Ireland’s packaging recycling rates going in wrong direction says Environmental Protection Agency (EPA)

  • Recycling rates for packaging are declining – from 74% in 2012 to 64% in 2018 – coinciding with a greater amount incinerated for energy recovery
  • Packaging now accounts for one-third of household waste with paper and cardboard, followed by plastic the most common type of packaging waste.
  • In relation to plastic packaging, Ireland recycled only a third of plastic packaging in 2018, which has decreased for the third year in a row.
  • Less recycling leads to missed opportunities in relation to the efficient use of waste materials and fostering a circular economy in Ireland.
  • We must reduce the amount of packaging used in the first place; improve separation of waste by Irish households and businesses; and broaden the scope of what can be recycled, by expanding Ireland’s recycling list.

31st July 2020: The EPA has today published its latest figures on waste packaging in Ireland. They indicate that Ireland continues to generate significant amounts of waste packaging, amounting to just over 1 million tonnes in 2018, remaining unchanged since 2017. Packaging includes paper and cardboard, plastic, glass, wood and metal.

While Ireland met current EU requirements and achieved high recycling rates in some packaging material streams, in particular glass, paper and cardboard, there are some worrying trends. Overall, recycling rates are on a downward trend with 64% of packaging recycled in 2018 compared with 74% in 2012. This has coincided with an increase in the quantity of packaging sent for incineration with energy recovery in recent years. In relation to plastic packaging, Ireland’s recycling rate has dropped for the third year in a row to 31%.

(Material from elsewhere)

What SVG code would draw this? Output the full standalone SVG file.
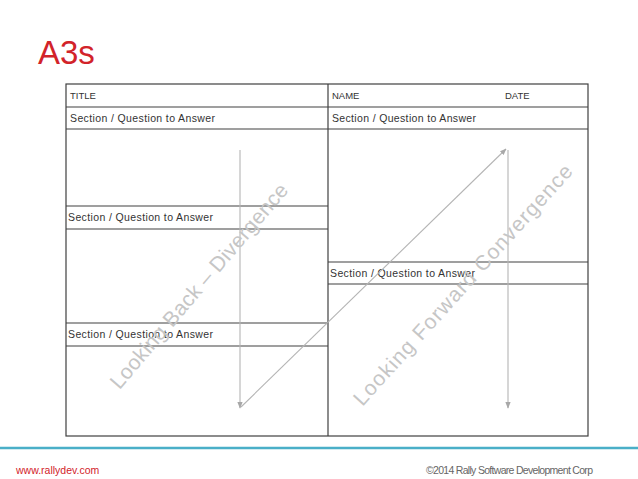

Dr Eimear Cotter, (Director of the EPA’s Office of Environmental Sustainability), stated, “To get the most from our resources in this area, we need to reduce packaging and reverse our falling recycling rates. Households and businesses can drive this change by avoiding over-packaged goods which sends a strong signal back to producers to innovate for reduced packaging and reusable alternatives. We must also maximise recycling of the remaining materials, and waste collectors have a critical role here in ensuring their customers segregate correctly and use the appropriate bin. To support this, Ireland’s recycling list should, as a matter of urgency, be reviewed to expand the variety of waste types that can be recycled.”

Maximising the prevention, reuse and recycling of packaging materials is an important element of developing a circular economy in Ireland which aims to reduce waste throughout the economic cycle, and ensures that materials are used efficiently. Developing a circular economy is also strong and effective climate action.

Commenting on the figures, Dr Tara Higgins, (EPA Senior Scientist) stated. “Each tonne of packaging releases greenhouse gases during extraction of raw materials, manufacture, transport and waste management process. The quantity of packaging waste generated needs to be reduced to bring about environmental and climate benefits. The Government’s forthcoming Waste and Circular Economy Action Plan provides an opportunity to set out concrete actions that will address the worrying trends highlighted in these figures and help Ireland meet challenging new EU targets in the coming years.”